Robert de Langeac
La vida oculta en Dios
Eres Tú quien escoges libremente las almas a quienes quieres convertir en tu morada permanente, a las que quieres separar de todo, purificar, enriquecer, elevar, recibir en Ti, dentro de Ti, para que te contemplen, en cierto modo como Tú te contemplas, para que te amen del modo como Tú te amas, y para que vivan -imperfecta sin duda, pero realmente - de tu vida trinitaria. «No me habéis elegido vosotros a mí, sino que yo os elegí a vosotros...».
Sí, sólo Tú, Dios mío, eres el que empiezas, continúas y acabas esta hermosa labor. Sin duda que pides el consentimiento y, cuando ha lugar el concurso del alma. Pero eres Tú quien primero le enseñas que posee en el fondo de sí misma esa perla preciosa, ese tesoro oculto del Evangelio. Pues ella ignoraba su verdadera riqueza.

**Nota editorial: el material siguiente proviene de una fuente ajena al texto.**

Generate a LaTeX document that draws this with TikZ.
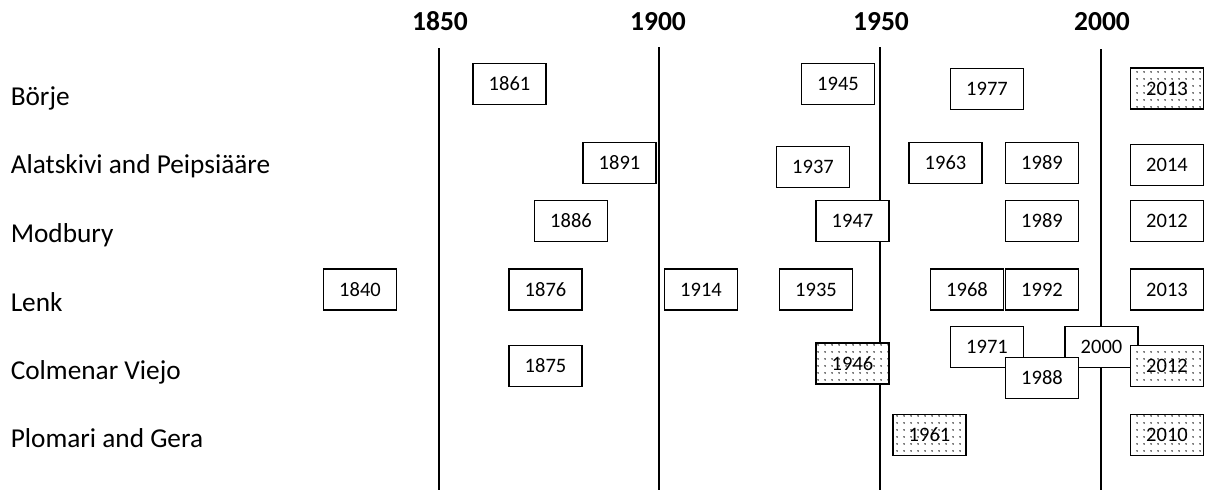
\documentclass[tikz,border=0pt]{standalone}
\usepackage{fontspec}
\setmainfont{Carlito}
\usetikzlibrary{patterns.meta}

\tikzset{every picture/.style={line width=1.5pt}}
\tikzset{yearbox/.style={draw,fill=white,minimum width=73pt,minimum height=41pt,inner sep=0pt,font=\fontsize{20.5}{24}\selectfont}}
\tikzset{dotbox/.style={yearbox,postaction={pattern={Dots[distance=6.5pt,radius=0.9pt]}}}}
\tikzset{rowlabel/.style={anchor=base west,inner sep=0pt,font=\fontsize{27.3}{32}\selectfont}}
\tikzset{decade/.style={anchor=base,inner sep=0pt,font=\fontsize{27.5}{32}\selectfont\bfseries}}

\begin{document}
\begin{tikzpicture}[x=1pt,y=1pt,yscale=-1,xscale=1]
\useasboundingbox (0,0) rectangle (1207,490);

%Straight Lines
\draw (439,48) -- (439,490) ;
\draw (659,47) -- (659,490) ;
\draw (880,47) -- (880,490) ;
\draw (1101,49) -- (1101,490) ;

% Text Node
\draw (440,30) node (h1850) [decade] {1850};
\draw (658,30) node (h1900) [decade] {1900};
\draw (881,30) node (h1950) [decade] {1950};
\draw (1102,30) node (h2000) [decade] {2000};

% Text Node
\draw (10,105) node (borje) [rowlabel] {Börje};
\draw (10,173) node (alatskivi) [rowlabel] {Alatskivi and Peipsiääre};
\draw (10,242) node (modbury) [rowlabel] {Modbury};
\draw (10,311) node (lenk) [rowlabel] {Lenk};
\draw (10,379) node (colmenar) [rowlabel] {Colmenar Viejo};
\draw (10,447) node (plomari) [rowlabel] {Plomari and Gera};

%Shape: Rectangle
\draw (509.5,84) node (b1861) [yearbox] {1861};
\draw (838,84) node (b1945) [yearbox] {1945};
\draw (987,89) node (b1977) [yearbox] {1977};
\draw (1167,88.5) node (b2013) [dotbox] {2013};
%Shape: Rectangle
\draw (619.5,163) node (a1891) [yearbox] {1891};
\draw (813,167) node (a1937) [yearbox] {1937};
\draw (945.5,163) node (a1963) [yearbox] {1963};
\draw (1042,163) node (a1989) [yearbox] {1989};
\draw (1167,165) node (a2014) [yearbox] {2014};
%Shape: Rectangle
\draw (571,221) node (m1886) [yearbox] {1886};
\draw (852.5,221) node (m1947) [yearbox] {1947};
\draw (1042,221) node (m1989) [yearbox] {1989};
\draw (1167,221) node (m2012) [yearbox] {2012};
%Shape: Rectangle
\draw (360,289.5) node (l1840) [yearbox] {1840};
\draw (545.5,289.5) node (l1876) [yearbox] {1876};
\draw (701,289.5) node (l1914) [yearbox] {1914};
\draw (816,289.5) node (l1935) [yearbox] {1935};
\draw (967,289.5) node (l1968) [yearbox] {1968};
\draw (1042,289.5) node (l1992) [yearbox] {1992};
\draw (1167,289.5) node (l2013) [yearbox] {2013};
%Shape: Rectangle
\draw (545.5,366) node (c1875) [yearbox] {1875};
\draw (852.5,363.5) node (c1946) [dotbox] {1946};
\draw (987,347) node (c1971) [yearbox] {1971};
\draw (1101.5,347) node (c2000) [yearbox] {2000};
\draw (1042,378) node (c1988) [yearbox] {1988};
\draw (1167,366) node (c2012) [dotbox] {2012};
%Shape: Rectangle
\draw (929.5,435) node (p1961) [dotbox] {1961};
\draw (1167,435) node (p2010) [dotbox] {2010};

\end{tikzpicture}
\end{document}
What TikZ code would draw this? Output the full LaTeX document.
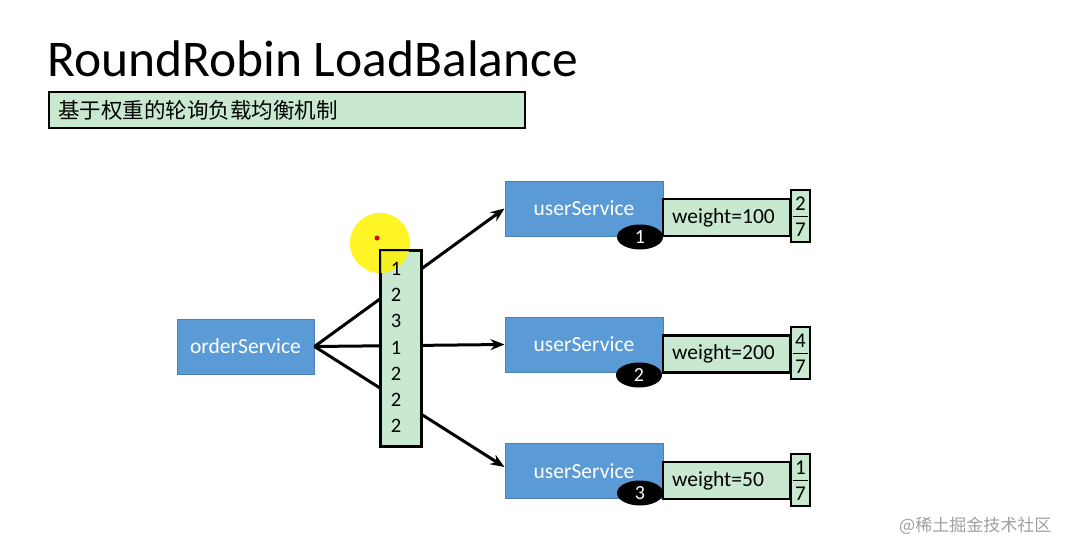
\documentclass[tikz,border=0pt]{standalone}
\usepackage{fontspec}
\setmainfont{Carlito}
\newfontfamily\cjk{Noto Sans CJK SC}
\usetikzlibrary{shapes.geometric,arrows.meta}
\definecolor{boxgreen}{HTML}{C9E8D0}
\definecolor{svcblue}{HTML}{5B9BD5}
\definecolor{svcborder}{HTML}{4A80B8}
\tikzset{
  svc/.style={draw=svcborder,line width=1pt,fill=svcblue,text=white,minimum width=#1,minimum height=55pt,inner sep=0pt,font=\fontsize{21.5}{24}\selectfont},
  svc/.default=158pt,
  gbox/.style={draw=black,line width=2.2pt,fill=boxgreen,inner sep=0pt},
  wbox/.style={gbox,minimum width=127pt,minimum height=37pt},
  badge/.style={ellipse,fill=black,text=white,minimum width=46pt,minimum height=25pt,inner sep=0pt,font=\fontsize{20}{22}\selectfont},
  conn/.style={line width=3pt,-{Stealth[length=14pt,width=11pt]}},
  num/.style={font=\fontsize{20.5}{22}\selectfont,inner sep=0pt},
  wtxt/.style={inner sep=0pt,anchor=west,font=\fontsize{21.5}{24}\selectfont},
  frac/.style={font=\fontsize{21}{22}\selectfont,inner sep=0pt}
}
\begin{document}
\begin{tikzpicture}[x=1pt,y=-1pt]
\useasboundingbox (0,0) rectangle (1077,554);
% title
\node[anchor=base west,inner sep=0pt,font=\fontsize{51.5}{56}\selectfont] (title) at (47,76) {RoundRobin LoadBalance};
\node[gbox,minimum width=476pt,minimum height=36pt] (sub) at (287,110) {};
\node[anchor=west,inner sep=0pt,font=\cjk\fontsize{21.5}{24}\selectfont] (subtxt) at (58,110) {基于权重的轮询负载均衡机制};
% services
\node[svc=137pt] (order) at (245.5,346.5) {orderService};
\node[svc] (u1) at (584,208.5) {userService};
\node[svc] (u2) at (584,344.5) {userService};
\node[svc] (u3) at (584,471) {userService};
% connectors (behind the list box)
\draw[conn] (order.east) -- (u1.west);
\draw[conn] (order.east) -- (u2.west);
\draw[conn] (order.east) -- (u3.west |- 0,467);
% list box
\node[gbox,minimum width=40pt,minimum height=195pt] (list) at (401,348.5) {};
% cursor highlight
\fill[yellow,opacity=0.85] (380,243) circle (30pt);
\fill[red!85!black] (377,238) circle (2.5pt);
\draw[line width=2.2pt] (list.south west) rectangle (list.north east);
\foreach \v [count=\i] in {1,2,3,1,2,2,2}
  \node[num] (n\i) at (396,{269+26.2*(\i-1)}) {\v};
% weight boxes
\node[wbox] (w1) at (726.5,217.5) {};
\node[wbox] (w2) at (726.5,354) {};
\node[wbox] (w3) at (726.5,480.5) {};
\node[wtxt] (w1t) at (w1.west -| 672,0) {weight=100};
\node[wtxt] (w2t) at (w2.west -| 672,0) {weight=200};
\node[wtxt] (w3t) at (w3.west -| 672,0) {weight=50};
% fraction boxes
\foreach \k/\cy/\a in {1/216/2,2/353/4,3/480/1}{
  \node[gbox,minimum width=19pt,minimum height=52pt] (f\k) at (800.5,\cy) {};
  \node[frac] (fa\k) at (800.5,\cy-12) {\a};
  \node[frac] (fb\k) at (800.5,\cy+14) {7};
  \draw[line width=1pt] ([xshift=3pt]f\k.west) -- ([xshift=-3pt]f\k.east);
}
% badges
\node[badge] (b1) at (640,237) {1};
\node[badge] (b2) at (639,375) {2};
\node[badge] (b3) at (640,493) {3};
% watermark
\node[anchor=west,inner sep=0pt,text=gray!75,font=\cjk\fontsize{17}{20}\selectfont] (wm) at (899,526) {@稀土掘金技术社区};
\end{tikzpicture}
\end{document}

Ella no buscaba la verdadera dicha allí donde está. Vivía sobre todo en el exterior y del exterior. No vivía en el interior y del interior porque verdaderamente no sabía. «¡Si conocieras el don de Dios!» Pero poco a poco le has instruido e iluminado. Y ha empezado a comprender. Sus ojos, atónitos y embelesados, se han abierto. Unos horizontes totalmente nuevos, infinitos, le han aparecido con dulce y agradable luz. Y no es que esta luz, al menos lo más a menudo, se proyecte sobre otras realidades que no sean las de la fe, sino que casi hace ver y coger estas realidades. Tú, Dios mío, ya no eres para el alma un ser lejano, confusamente entrevisto, abstractamente pensado, sino el Dios vivo y presente, la Verdad, la Belleza, la Bondad perfecta y concreta, la nunca Realidad que merece verdaderamente este Nombre. El alma comprende entonces de un modo práctico que Tú eres su Todo, que no hay nada para ella fuera de Ti y que la verdadera riqueza es la de poseerte. Y entonces te desea con un deseo ardiente, imperioso, que le asombra, le aterra y le encanta a un tiempo.